▸ **Short exercise**: Drop the pictures, then extract the listing word for word.

— BEGIN Exercise data —

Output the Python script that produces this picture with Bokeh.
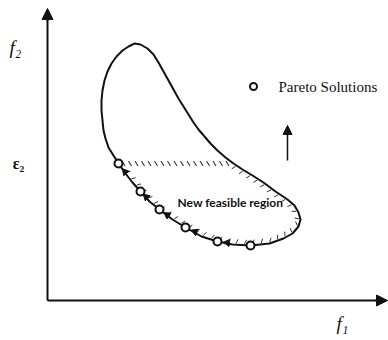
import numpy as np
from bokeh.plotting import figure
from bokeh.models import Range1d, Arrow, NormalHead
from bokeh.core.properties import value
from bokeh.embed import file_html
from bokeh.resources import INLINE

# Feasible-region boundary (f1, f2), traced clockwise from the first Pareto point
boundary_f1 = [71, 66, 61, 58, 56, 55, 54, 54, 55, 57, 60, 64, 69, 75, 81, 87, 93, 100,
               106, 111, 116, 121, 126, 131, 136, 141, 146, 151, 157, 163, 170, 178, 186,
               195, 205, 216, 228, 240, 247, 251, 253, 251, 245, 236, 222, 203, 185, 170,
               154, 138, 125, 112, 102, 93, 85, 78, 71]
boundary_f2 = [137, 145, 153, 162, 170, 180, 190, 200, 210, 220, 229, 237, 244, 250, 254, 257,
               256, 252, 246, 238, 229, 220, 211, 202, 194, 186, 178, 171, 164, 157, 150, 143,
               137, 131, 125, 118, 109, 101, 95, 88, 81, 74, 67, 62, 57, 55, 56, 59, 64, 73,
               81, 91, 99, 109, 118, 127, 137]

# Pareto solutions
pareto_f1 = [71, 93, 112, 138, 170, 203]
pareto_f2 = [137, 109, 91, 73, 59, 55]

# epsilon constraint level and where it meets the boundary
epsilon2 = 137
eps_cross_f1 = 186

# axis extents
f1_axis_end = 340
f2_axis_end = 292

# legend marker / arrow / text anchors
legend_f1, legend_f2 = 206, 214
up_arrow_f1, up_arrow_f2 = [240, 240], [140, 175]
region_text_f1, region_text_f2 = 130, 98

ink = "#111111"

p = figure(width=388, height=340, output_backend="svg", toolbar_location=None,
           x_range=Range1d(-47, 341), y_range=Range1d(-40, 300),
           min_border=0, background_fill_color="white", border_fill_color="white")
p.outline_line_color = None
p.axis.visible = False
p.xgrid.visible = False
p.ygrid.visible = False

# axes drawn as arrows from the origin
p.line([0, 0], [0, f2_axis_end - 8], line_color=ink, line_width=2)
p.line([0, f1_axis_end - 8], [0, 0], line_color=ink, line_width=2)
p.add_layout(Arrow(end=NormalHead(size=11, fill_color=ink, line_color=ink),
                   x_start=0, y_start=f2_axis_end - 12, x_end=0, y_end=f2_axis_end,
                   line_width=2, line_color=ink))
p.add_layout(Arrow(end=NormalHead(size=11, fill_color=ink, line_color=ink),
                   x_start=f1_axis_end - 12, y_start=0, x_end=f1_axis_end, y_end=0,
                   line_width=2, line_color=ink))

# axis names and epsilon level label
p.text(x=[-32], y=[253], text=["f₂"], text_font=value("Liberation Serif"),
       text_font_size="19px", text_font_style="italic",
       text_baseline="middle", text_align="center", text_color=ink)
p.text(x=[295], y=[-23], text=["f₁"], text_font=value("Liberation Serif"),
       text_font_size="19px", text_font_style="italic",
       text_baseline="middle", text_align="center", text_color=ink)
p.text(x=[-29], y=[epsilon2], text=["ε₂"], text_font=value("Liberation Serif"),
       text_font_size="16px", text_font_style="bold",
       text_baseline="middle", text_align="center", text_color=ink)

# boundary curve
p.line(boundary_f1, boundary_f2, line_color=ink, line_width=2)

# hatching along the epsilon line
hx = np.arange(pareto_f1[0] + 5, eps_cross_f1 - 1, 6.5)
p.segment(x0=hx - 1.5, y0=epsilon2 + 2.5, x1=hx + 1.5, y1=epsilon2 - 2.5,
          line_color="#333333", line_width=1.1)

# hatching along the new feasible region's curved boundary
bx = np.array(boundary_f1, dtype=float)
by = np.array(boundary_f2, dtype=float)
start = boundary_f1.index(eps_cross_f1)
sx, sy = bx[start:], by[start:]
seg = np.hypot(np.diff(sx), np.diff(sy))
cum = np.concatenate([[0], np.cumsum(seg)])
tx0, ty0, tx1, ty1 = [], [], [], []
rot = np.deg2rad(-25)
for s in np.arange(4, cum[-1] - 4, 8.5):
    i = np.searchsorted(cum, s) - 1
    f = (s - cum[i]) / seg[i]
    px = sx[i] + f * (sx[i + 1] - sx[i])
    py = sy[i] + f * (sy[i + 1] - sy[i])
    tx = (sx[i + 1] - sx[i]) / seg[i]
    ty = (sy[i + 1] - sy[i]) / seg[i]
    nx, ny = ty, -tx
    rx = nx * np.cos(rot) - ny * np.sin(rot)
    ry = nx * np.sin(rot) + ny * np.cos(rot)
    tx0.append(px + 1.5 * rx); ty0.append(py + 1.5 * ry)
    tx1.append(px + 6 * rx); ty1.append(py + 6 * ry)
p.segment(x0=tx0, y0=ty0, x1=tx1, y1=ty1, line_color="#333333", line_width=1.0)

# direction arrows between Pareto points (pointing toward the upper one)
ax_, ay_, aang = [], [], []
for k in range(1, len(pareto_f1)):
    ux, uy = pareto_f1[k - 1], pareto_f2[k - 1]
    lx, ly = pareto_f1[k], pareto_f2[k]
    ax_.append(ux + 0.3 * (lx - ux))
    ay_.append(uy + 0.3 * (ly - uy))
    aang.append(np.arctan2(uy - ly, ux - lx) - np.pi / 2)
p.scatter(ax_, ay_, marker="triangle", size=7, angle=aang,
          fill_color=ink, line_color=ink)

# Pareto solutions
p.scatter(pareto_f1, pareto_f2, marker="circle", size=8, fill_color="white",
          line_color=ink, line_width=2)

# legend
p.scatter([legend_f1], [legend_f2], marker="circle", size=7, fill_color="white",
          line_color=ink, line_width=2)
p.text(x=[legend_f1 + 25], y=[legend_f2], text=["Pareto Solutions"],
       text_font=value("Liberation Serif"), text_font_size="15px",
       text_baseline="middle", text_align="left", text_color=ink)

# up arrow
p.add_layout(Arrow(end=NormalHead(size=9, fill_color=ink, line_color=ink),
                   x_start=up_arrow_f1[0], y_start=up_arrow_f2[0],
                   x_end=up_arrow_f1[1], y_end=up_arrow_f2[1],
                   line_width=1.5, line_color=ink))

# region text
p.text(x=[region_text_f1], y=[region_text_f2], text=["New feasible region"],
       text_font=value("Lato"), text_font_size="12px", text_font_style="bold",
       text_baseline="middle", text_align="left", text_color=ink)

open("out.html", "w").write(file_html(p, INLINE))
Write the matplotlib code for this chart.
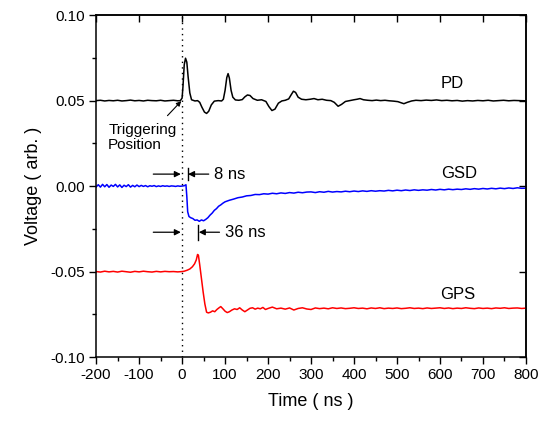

— END Exercise data —

▸ **Response**:
Output the Python script that produces this picture with Bokeh.
import numpy as np
from bokeh.plotting import figure
from bokeh.models import Range1d, Arrow, NormalHead
from bokeh.core.properties import value
from bokeh.embed import file_html
from bokeh.resources import INLINE

# Feasible-region boundary (f1, f2), traced clockwise from the first Pareto point
boundary_f1 = [71, 66, 61, 58, 56, 55, 54, 54, 55, 57, 60, 64, 69, 75, 81, 87, 93, 100,
               106, 111, 116, 121, 126, 131, 136, 141, 146, 151, 157, 163, 170, 178, 186,
               195, 205, 216, 228, 240, 247, 251, 253, 251, 245, 236, 222, 203, 185, 170,
               154, 138, 125, 112, 102, 93, 85, 78, 71]
boundary_f2 = [137, 145, 153, 162, 170, 180, 190, 200, 210, 220, 229, 237, 244, 250, 254, 257,
               256, 252, 246, 238, 229, 220, 211, 202, 194, 186, 178, 171, 164, 157, 150, 143,
               137, 131, 125, 118, 109, 101, 95, 88, 81, 74, 67, 62, 57, 55, 56, 59, 64, 73,
               81, 91, 99, 109, 118, 127, 137]

# Pareto solutions
pareto_f1 = [71, 93, 112, 138, 170, 203]
pareto_f2 = [137, 109, 91, 73, 59, 55]

# epsilon constraint level and where it meets the boundary
epsilon2 = 137
eps_cross_f1 = 186

# axis extents
f1_axis_end = 340
f2_axis_end = 292

# legend marker / arrow / text anchors
legend_f1, legend_f2 = 206, 214
up_arrow_f1, up_arrow_f2 = [240, 240], [140, 175]
region_text_f1, region_text_f2 = 130, 98

ink = "#111111"

p = figure(width=388, height=340, output_backend="svg", toolbar_location=None,
           x_range=Range1d(-47, 341), y_range=Range1d(-40, 300),
           min_border=0, background_fill_color="white", border_fill_color="white")
p.outline_line_color = None
p.axis.visible = False
p.xgrid.visible = False
p.ygrid.visible = False

# axes drawn as arrows from the origin
p.line([0, 0], [0, f2_axis_end - 8], line_color=ink, line_width=2)
p.line([0, f1_axis_end - 8], [0, 0], line_color=ink, line_width=2)
p.add_layout(Arrow(end=NormalHead(size=11, fill_color=ink, line_color=ink),
                   x_start=0, y_start=f2_axis_end - 12, x_end=0, y_end=f2_axis_end,
                   line_width=2, line_color=ink))
p.add_layout(Arrow(end=NormalHead(size=11, fill_color=ink, line_color=ink),
                   x_start=f1_axis_end - 12, y_start=0, x_end=f1_axis_end, y_end=0,
                   line_width=2, line_color=ink))

# axis names and epsilon level label
p.text(x=[-32], y=[253], text=["f₂"], text_font=value("Liberation Serif"),
       text_font_size="19px", text_font_style="italic",
       text_baseline="middle", text_align="center", text_color=ink)
p.text(x=[295], y=[-23], text=["f₁"], text_font=value("Liberation Serif"),
       text_font_size="19px", text_font_style="italic",
       text_baseline="middle", text_align="center", text_color=ink)
p.text(x=[-29], y=[epsilon2], text=["ε₂"], text_font=value("Liberation Serif"),
       text_font_size="16px", text_font_style="bold",
       text_baseline="middle", text_align="center", text_color=ink)

# boundary curve
p.line(boundary_f1, boundary_f2, line_color=ink, line_width=2)

# hatching along the epsilon line
hx = np.arange(pareto_f1[0] + 5, eps_cross_f1 - 1, 6.5)
p.segment(x0=hx - 1.5, y0=epsilon2 + 2.5, x1=hx + 1.5, y1=epsilon2 - 2.5,
          line_color="#333333", line_width=1.1)

# hatching along the new feasible region's curved boundary
bx = np.array(boundary_f1, dtype=float)
by = np.array(boundary_f2, dtype=float)
start = boundary_f1.index(eps_cross_f1)
sx, sy = bx[start:], by[start:]
seg = np.hypot(np.diff(sx), np.diff(sy))
cum = np.concatenate([[0], np.cumsum(seg)])
tx0, ty0, tx1, ty1 = [], [], [], []
rot = np.deg2rad(-25)
for s in np.arange(4, cum[-1] - 4, 8.5):
    i = np.searchsorted(cum, s) - 1
    f = (s - cum[i]) / seg[i]
    px = sx[i] + f * (sx[i + 1] - sx[i])
    py = sy[i] + f * (sy[i + 1] - sy[i])
    tx = (sx[i + 1] - sx[i]) / seg[i]
    ty = (sy[i + 1] - sy[i]) / seg[i]
    nx, ny = ty, -tx
    rx = nx * np.cos(rot) - ny * np.sin(rot)
    ry = nx * np.sin(rot) + ny * np.cos(rot)
    tx0.append(px + 1.5 * rx); ty0.append(py + 1.5 * ry)
    tx1.append(px + 6 * rx); ty1.append(py + 6 * ry)
p.segment(x0=tx0, y0=ty0, x1=tx1, y1=ty1, line_color="#333333", line_width=1.0)

# direction arrows between Pareto points (pointing toward the upper one)
ax_, ay_, aang = [], [], []
for k in range(1, len(pareto_f1)):
    ux, uy = pareto_f1[k - 1], pareto_f2[k - 1]
    lx, ly = pareto_f1[k], pareto_f2[k]
    ax_.append(ux + 0.3 * (lx - ux))
    ay_.append(uy + 0.3 * (ly - uy))
    aang.append(np.arctan2(uy - ly, ux - lx) - np.pi / 2)
p.scatter(ax_, ay_, marker="triangle", size=7, angle=aang,
          fill_color=ink, line_color=ink)

# Pareto solutions
p.scatter(pareto_f1, pareto_f2, marker="circle", size=8, fill_color="white",
          line_color=ink, line_width=2)

# legend
p.scatter([legend_f1], [legend_f2], marker="circle", size=7, fill_color="white",
          line_color=ink, line_width=2)
p.text(x=[legend_f1 + 25], y=[legend_f2], text=["Pareto Solutions"],
       text_font=value("Liberation Serif"), text_font_size="15px",
       text_baseline="middle", text_align="left", text_color=ink)

# up arrow
p.add_layout(Arrow(end=NormalHead(size=9, fill_color=ink, line_color=ink),
                   x_start=up_arrow_f1[0], y_start=up_arrow_f2[0],
                   x_end=up_arrow_f1[1], y_end=up_arrow_f2[1],
                   line_width=1.5, line_color=ink))

# region text
p.text(x=[region_text_f1], y=[region_text_f2], text=["New feasible region"],
       text_font=value("Lato"), text_font_size="12px", text_font_style="bold",
       text_baseline="middle", text_align="left", text_color=ink)

open("out.html", "w").write(file_html(p, INLINE))
Write the matplotlib code for this chart.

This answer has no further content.